What you need
- 1 cup (150g) plain flour
- ½ cup (50g) hazelnut meal
- 100g unsalted butter, diced
- ¼ cup (55g) caster sugar
- 1 egg yolk
- 1-2 tablespoons cold water
- 140g chewy toffees
- 1/3 cup (80ml) milk
- 250g PHILADELPHIA Block Cream Cheese, softened
- 2 tablespoons pure icing sugar
- 2/3 cup (165ml) PHILADELPHIA Cream for Desserts, a double cream alternative
- 450g (about 2 punnets) strawberries, sliced
- ½ cup (75g) hazelnuts, toasted, skinned and chopped, for serving
How to make it
PLACE flour, hazelnut meal and butter into food processor.

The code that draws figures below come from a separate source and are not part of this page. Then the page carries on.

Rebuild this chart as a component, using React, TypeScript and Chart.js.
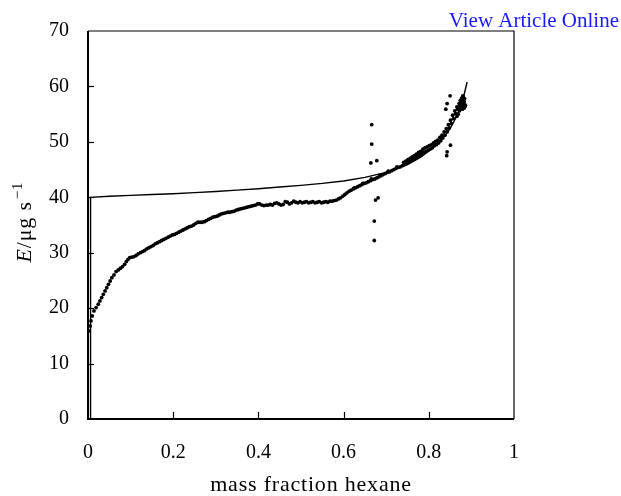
import React, { useEffect, useRef } from 'react';
import { Chart, registerables } from 'chart.js';
Chart.register(...registerables);

const xTicks = [0, 0.2, 0.4, 0.6, 0.8, 1];
const yTicks = [0, 10, 20, 30, 40, 50, 60, 70];

const dataX = [
  0.003, 0.005, 0.007, 0.010, 0.014, 0.019, 0.024, 0.028, 0.032, 0.036, 0.040, 0.044, 0.048, 0.052, 0.056,
  0.061, 0.066, 0.071, 0.076, 0.081, 0.086, 0.090, 0.094, 0.098, 0.103, 0.108, 0.113, 0.118, 0.123, 0.128,
  0.133, 0.138, 0.143, 0.148, 0.153, 0.158, 0.163, 0.168, 0.173, 0.178, 0.183, 0.188, 0.193, 0.198, 0.203,
  0.208, 0.213, 0.218, 0.223, 0.228, 0.233, 0.238, 0.243, 0.248, 0.253, 0.258, 0.263, 0.268, 0.273, 0.278,
  0.283, 0.288, 0.293, 0.298, 0.303, 0.308, 0.313, 0.318, 0.323, 0.328, 0.333, 0.338, 0.343, 0.348, 0.353,
  0.358, 0.363, 0.368, 0.373, 0.378, 0.383, 0.388, 0.393, 0.398, 0.403, 0.408, 0.413, 0.418, 0.423, 0.428,
  0.433, 0.438, 0.443, 0.448, 0.453, 0.458, 0.463, 0.468, 0.473, 0.478, 0.483, 0.488, 0.493, 0.498, 0.503,
  0.508, 0.513, 0.518, 0.523, 0.528, 0.533, 0.538, 0.543, 0.548, 0.553, 0.558, 0.563, 0.568, 0.573, 0.578,
  0.583, 0.588, 0.593, 0.598, 0.603, 0.608, 0.613, 0.618, 0.623, 0.628, 0.633, 0.638, 0.643, 0.648, 0.653,
  0.658, 0.663, 0.668, 0.673, 0.678, 0.683, 0.688, 0.693, 0.698, 0.703, 0.708, 0.713, 0.718, 0.723, 0.728,
  0.733, 0.738, 0.743, 0.748, 0.753, 0.758, 0.763, 0.768, 0.773, 0.778, 0.783, 0.788, 0.793, 0.798, 0.803,
  0.808, 0.813, 0.818, 0.823, 0.828, 0.833, 0.838, 0.843, 0.848, 0.853, 0.858, 0.863, 0.868, 0.873, 0.876,
  0.879, 0.881, 0.883, 0.880, 0.877, 0.882, 0.885,
];
const dataY = [
  15.9, 16.8, 17.7, 18.6, 19.5, 20.1, 20.7, 21.3, 21.9, 22.5, 23.1, 23.7, 24.3, 24.9, 25.5,
  26.0, 26.6, 26.9, 27.2, 27.5, 27.9, 28.4, 28.8, 29.1, 29.2, 29.3, 29.5, 29.8, 30.0, 30.2,
  30.4, 30.7, 30.9, 31.1, 31.3, 31.6, 31.8, 32.0, 32.2, 32.4, 32.6, 32.8, 33.0, 33.2, 33.3,
  33.5, 33.7, 33.9, 34.1, 34.3, 34.5, 34.7, 34.8, 35.0, 35.3, 35.5, 35.5, 35.5, 35.6, 35.8,
  36.0, 36.2, 36.4, 36.5, 36.6, 36.8, 37.0, 37.1, 37.2, 37.3, 37.3, 37.4, 37.5, 37.7, 37.8,
  37.9, 38.0, 38.1, 38.2, 38.3, 38.4, 38.5, 38.6, 38.8, 38.8, 38.6, 38.5, 38.6, 38.6, 38.7,
  38.6, 38.9, 39.0, 38.8, 38.6, 38.7, 39.2, 39.1, 38.8, 39.0, 39.3, 39.1, 39.0, 39.2, 39.0,
  39.1, 39.2, 39.0, 39.1, 39.2, 39.0, 39.1, 39.2, 39.0, 39.1, 39.2, 39.1, 39.3, 39.3, 39.4,
  39.5, 39.7, 39.9, 40.2, 40.5, 40.8, 41.1, 41.3, 41.5, 41.7, 41.9, 42.1, 42.3, 42.5, 42.6,
  42.8, 43.0, 43.2, 43.3, 43.5, 43.7, 43.9, 44.1, 44.3, 44.5, 44.6, 44.8, 45.0, 45.2, 45.4,
  45.5, 45.7, 45.9, 46.1, 46.3, 46.6, 46.8, 47.0, 47.3, 47.5, 47.8, 48.1, 48.3, 48.5, 48.7,
  48.9, 49.3, 49.5, 49.8, 50.2, 50.7, 51.2, 51.8, 52.5, 53.3, 54.2, 55.1, 55.9, 56.5, 57.1,
  57.6, 58.1, 57.3, 56.4, 56.0, 56.6, 56.4,
];

// the thick, overlapping upper band of measured points
const bandX = [
  0.625, 0.645, 0.665, 0.685, 0.705, 0.725,
  0.741, 0.746, 0.751, 0.756, 0.761, 0.766, 0.771, 0.776, 0.781, 0.786, 0.791, 0.796, 0.801, 0.806,
  0.811, 0.816, 0.821, 0.826, 0.831, 0.836, 0.841, 0.846, 0.851, 0.856, 0.861, 0.866, 0.871, 0.874,
  0.877, 0.880, 0.878, 0.875, 0.872, 0.869, 0.866, 0.884, 0.882, 0.886, 0.879, 0.883,
];
const bandY = [
  41.7, 42.5, 43.3, 44.0, 44.7, 45.5,
  46.3, 46.5, 46.8, 47.0, 47.3, 47.5, 47.8, 48.1, 48.3, 48.7, 48.9, 49.1, 49.3, 49.5,
  49.8, 50.1, 50.3, 50.8, 51.2, 51.8, 52.4, 53.1, 53.9, 54.8, 55.6, 56.3, 56.9, 57.5,
  57.9, 58.3, 56.9, 56.2, 55.6, 55.0, 54.6, 57.8, 56.9, 56.6, 55.9, 56.1,
];

const outlierX = [0.666, 0.666, 0.664, 0.678, 0.681, 0.675, 0.672, 0.672, 0.850, 0.843, 0.840, 0.851, 0.843, 0.842];
const outlierY = [53.1, 49.6, 46.2, 46.6, 39.9, 39.5, 35.7, 32.2, 58.3, 56.9, 55.9, 49.4, 48.2, 47.5];

const modelX = [0.005, 0.006, 0.05, 0.1, 0.15, 0.2, 0.25, 0.3, 0.35, 0.4, 0.45, 0.5, 0.55, 0.6, 0.65, 0.7, 0.75, 0.78, 0.8, 0.82, 0.84, 0.85, 0.86, 0.87, 0.88, 0.89];
const modelY = [0, 40.0, 40.2, 40.35, 40.5, 40.65, 40.85, 41.05, 41.3, 41.55, 41.85, 42.15, 42.5, 42.95, 43.6, 44.5, 45.9, 47.2, 48.3, 49.6, 51.3, 52.4, 53.8, 55.4, 57.6, 60.8];

const SERIF = '"Liberation Serif", "Times New Roman", serif';

const decoPlugin = {
  id: 'deco',
  beforeDatasetsDraw(chart: any) {
    const { ctx, chartArea: a, scales } = chart;
    ctx.save();
    ctx.strokeStyle = '#000';
    ctx.lineWidth = 1.2;
    ctx.beginPath();
    ctx.moveTo(a.left, a.top);
    ctx.lineTo(a.right, a.top);
    ctx.lineTo(a.right, a.bottom);
    ctx.stroke();
    ctx.lineWidth = 2;
    ctx.beginPath();
    ctx.moveTo(a.left, a.top);
    ctx.lineTo(a.left, a.bottom);
    ctx.lineTo(a.right, a.bottom);
    ctx.stroke();
    ctx.lineWidth = 1.2;
    yTicks.slice(1, -1).forEach((v) => {
      const y = Math.round(scales.y.getPixelForValue(v)) + 0.5;
      ctx.beginPath();
      ctx.moveTo(a.left, y);
      ctx.lineTo(a.left + 6, y);
      ctx.stroke();
    });
    xTicks.slice(1, -1).forEach((v) => {
      const x = Math.round(scales.x.getPixelForValue(v)) + 0.5;
      ctx.beginPath();
      ctx.moveTo(x, a.bottom);
      ctx.lineTo(x, a.bottom - 7);
      ctx.stroke();
    });
    ctx.restore();
  },
  afterDraw(chart: any) {
    const { ctx } = chart;
    ctx.save();
    ctx.fillStyle = '#000';
    ctx.font = `22px ${SERIF}`;
    (ctx as any).letterSpacing = '0.8px';
    ctx.textAlign = 'center';
    ctx.textBaseline = 'alphabetic';
    ctx.fillText('mass fraction hexane', 311, 491);

    ctx.save();
    ctx.translate(31, 222);
    ctx.rotate(-Math.PI / 2);
    ctx.textAlign = 'left';
    const mainFont = `22px ${SERIF}`;
    const italFont = `italic 22px ${SERIF}`;
    const supFont = `15px ${SERIF}`;
    ctx.font = italFont;
    const wE = ctx.measureText('E').width;
    ctx.font = mainFont;
    const wMid = ctx.measureText('/\u03bcg s').width;
    ctx.font = supFont;
    const wSup = ctx.measureText('\u22121').width;
    let u = -(wE + wMid + wSup + 2) / 2;
    ctx.font = italFont;
    ctx.fillText('E', u, 0);
    u += wE;
    ctx.font = mainFont;
    ctx.fillText('/\u03bcg s', u, 0);
    u += wMid + 2;
    ctx.font = supFont;
    ctx.fillText('\u22121', u, -9);
    ctx.restore();

    (ctx as any).letterSpacing = '0px';
    ctx.font = `21px ${SERIF}`;
    ctx.fillStyle = '#1a1aff';
    ctx.textAlign = 'right';
    ctx.textBaseline = 'alphabetic';
    ctx.fillText('View Article Online', 619, 27);
    ctx.restore();
  },
};

export default function App() {
  const ref = useRef<HTMLCanvasElement | null>(null);
  useEffect(() => {
    if (!ref.current) return;
    const dots = dataX.map((x, i) => ({ x, y: dataY[i] }));
    const band = bandX.map((x, i) => ({ x, y: bandY[i] }));
    const outs = outlierX.map((x, i) => ({ x, y: outlierY[i] }));
    const model = modelX.map((x, i) => ({ x, y: modelY[i] }));
    const pointDs = (label: string, data: any[]) => ({
      label,
      data,
      showLine: false,
      pointRadius: 1.9,
      pointBackgroundColor: '#000',
      pointBorderWidth: 0,
      borderColor: '#000',
    });
    const chart = new Chart(ref.current, {
      type: 'scatter',
      data: {
        datasets: [
          {
            label: 'model',
            data: model,
            showLine: true,
            borderColor: '#000',
            borderWidth: 1.4,
            pointRadius: 0,
            tension: 0,
            fill: false,
          },
          pointDs('measured', dots),
          pointDs('measured band', band),
          pointDs('outliers', outs),
        ],
      },
      options: {
        responsive: false,
        animation: false,
        devicePixelRatio: 1,
        layout: { padding: { left: 0, top: 28, right: 107, bottom: 0 } },
        plugins: { legend: { display: false }, tooltip: { enabled: false }, title: { display: false } },
        scales: {
          x: {
            type: 'linear',
            min: 0,
            max: 1,
            afterBuildTicks: (s: any) => {
              s.ticks = xTicks.map((v) => ({ value: v }));
            },
            afterFit: (s: any) => {
              s.height = 77;
            },
            grid: { display: false, drawTicks: false },
            border: { display: false },
            ticks: {
              color: '#000',
              padding: 22,
              maxRotation: 0,
              autoSkip: false,
              font: { family: SERIF, size: 20 },
              callback: (v: any) => String(v),
            },
          },
          y: {
            type: 'linear',
            min: 0,
            max: 70,
            afterBuildTicks: (s: any) => {
              s.ticks = yTicks.map((v) => ({ value: v }));
            },
            afterFit: (s: any) => {
              s.width = 88;
            },
            grid: { display: false, drawTicks: false },
            border: { display: false },
            ticks: {
              color: '#000',
              padding: 19,
              autoSkip: false,
              font: { family: SERIF, size: 20 },
              callback: (v: any) => String(v),
            },
          },
        },
      },
      plugins: [decoPlugin],
    } as any);
    return () => chart.destroy();
  }, []);
  return (
    <div style={{ position: 'absolute', left: 0, top: 0, width: 621, height: 496, background: '#fff' }}>
      <canvas ref={ref} width={621} height={496} style={{ display: 'block', width: 621, height: 496 }} />
    </div>
  );
}
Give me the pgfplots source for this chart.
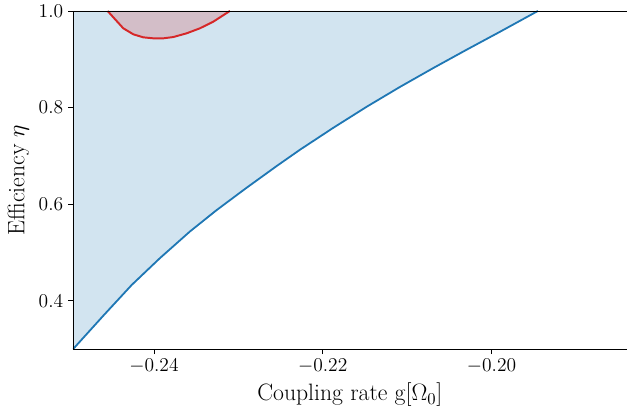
\RequirePackage{fix-cm}
\documentclass[border=0pt]{standalone}
\usepackage{fontspec}
\usepackage{pgfplots}
\pgfplotsset{compat=1.18}
\definecolor{mblue}{HTML}{1F77B4}
\definecolor{mred}{HTML}{D62728}
\pgfplotstableread{
x y
-0.2496 0.3
-0.24601 0.3693
-0.24264 0.4330
-0.23929 0.4886
-0.23573 0.5438
-0.23257 0.5880
-0.22902 0.6342
-0.22546 0.6791
-0.22270 0.7128
-0.21876 0.7581
-0.21480 0.8017
-0.21085 0.8428
-0.20691 0.8818
-0.20295 0.9198
-0.19900 0.9569
-0.1945 1.0
}\bluedata
\pgfplotstableread{
x y
-0.2455 1.0
-0.24462 0.9829
-0.24364 0.9641
-0.24245 0.9516
-0.24127 0.9454
-0.24008 0.9433
-0.23890 0.9433
-0.23771 0.9460
-0.23613 0.9537
-0.23455 0.9641
-0.23297 0.9778
-0.2310 1.0
}\reddata
\begin{document}
\begin{tikzpicture}
\begin{axis}[
 scale only axis, width=397pt, height=242.6pt,
 xmin=-0.2496, xmax=-0.184, ymin=0.3, ymax=1.0,
 separate axis lines, axis x line=box, axis y line=left,
 axis line style={-, line width=0.6pt},
 axis on top,
 xtick={-0.24,-0.22,-0.20}, ytick={0.4,0.6,0.8,1.0},
 xtick pos=bottom, ytick pos=left, tick align=outside,
 major tick length=3.5pt, tick style={line width=0.6pt, black},
 x tick label style={/pgf/number format/fixed, /pgf/number format/fixed zerofill, /pgf/number format/precision=2},
 y tick label style={/pgf/number format/fixed, /pgf/number format/fixed zerofill, /pgf/number format/precision=1},
 ticklabel style={font=\fontsize{14}{16}\selectfont},
 label style={font=\fontsize{17}{20}\selectfont},
 xlabel={Coupling rate g[$\Omega_0$]},
 ylabel={Efficiency $\eta$},
]
\addplot[fill=mblue, fill opacity=0.2, draw=none] table[x=x,y=y] {\bluedata} -- (axis cs:-0.2496,1.0) -- cycle;
\addplot[fill=mred, fill opacity=0.2, draw=none] table[x=x,y=y] {\reddata} -- cycle;
\addplot[mblue, line width=1.3pt] table[x=x,y=y] {\bluedata};
\addplot[mred, line width=1.4pt] table[x=x,y=y] {\reddata};
\end{axis}
\path (current axis.outer west) ++(-2.2pt,0) coordinate (padL);
\path (padL) rectangle (padL);
\end{tikzpicture}
\end{document}
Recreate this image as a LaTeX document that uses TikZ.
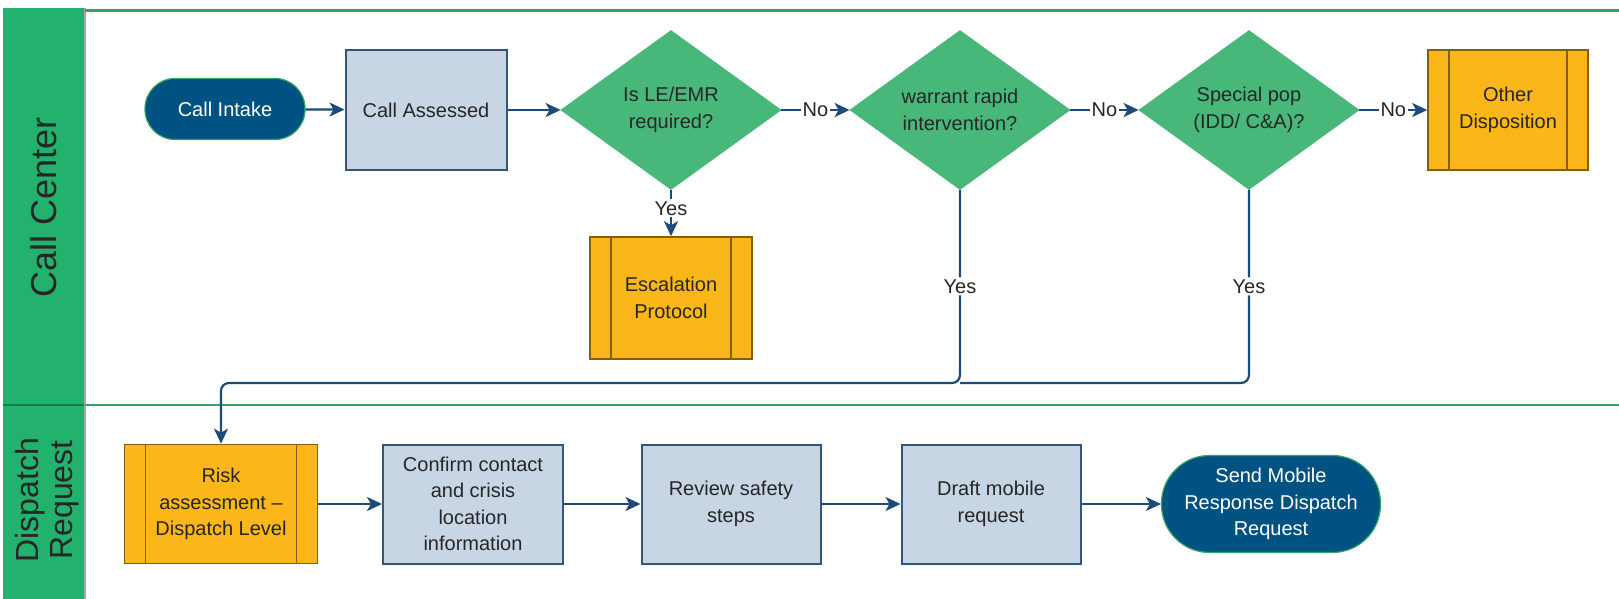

Process until mixture resembles fine crumbs. Add sugar and pulse briefly. Add egg yolk and cold water and then pulse until mixture just forms a ball.
PREHEAT oven to 190C or 170C fan. Knead dough briefly on a lightly floured surface, then roll out between 2 pieces of baking paper and then use to line a 23cm loose-based tart pan. Trim excess pastry then chill for 30 minutes. Line pastry case with greaseproof or baking paper and fill with pastry weights, dried beans or rice. Bake for 15 minutes, then remove paper and beans and cook for a further 5-7 minutes, until pastry is cooked and lightly browned. Cool.
PLACE toffees and milk in a small pan and heat on medium-low heat, stirring, until toffees have melted into a smooth glossy sauce. Set aside.
BEAT PHILADELPHIA Block Cream Cheese with icing sugar then fold through PHILADELPHIA Cream for Desserts. Mix half of the strawberries into PHILLY mixture.
REMOVE pastry case from pan and set on a serving plate. Spread two-thirds of toffee sauce over base, then spoon over PHILLY mixture. Scatter remaining strawberries over filling. Drizzle remaining toffee sauce over strawberries and sprinkle with hazelnuts to serve.
I have to admit, this one is a bit over-the-top at first glance. But the richness of PHILLY Cream Cheese, hazelnuts and toffee is beautifully balanced with the tart strawberries, and the pastry is divine.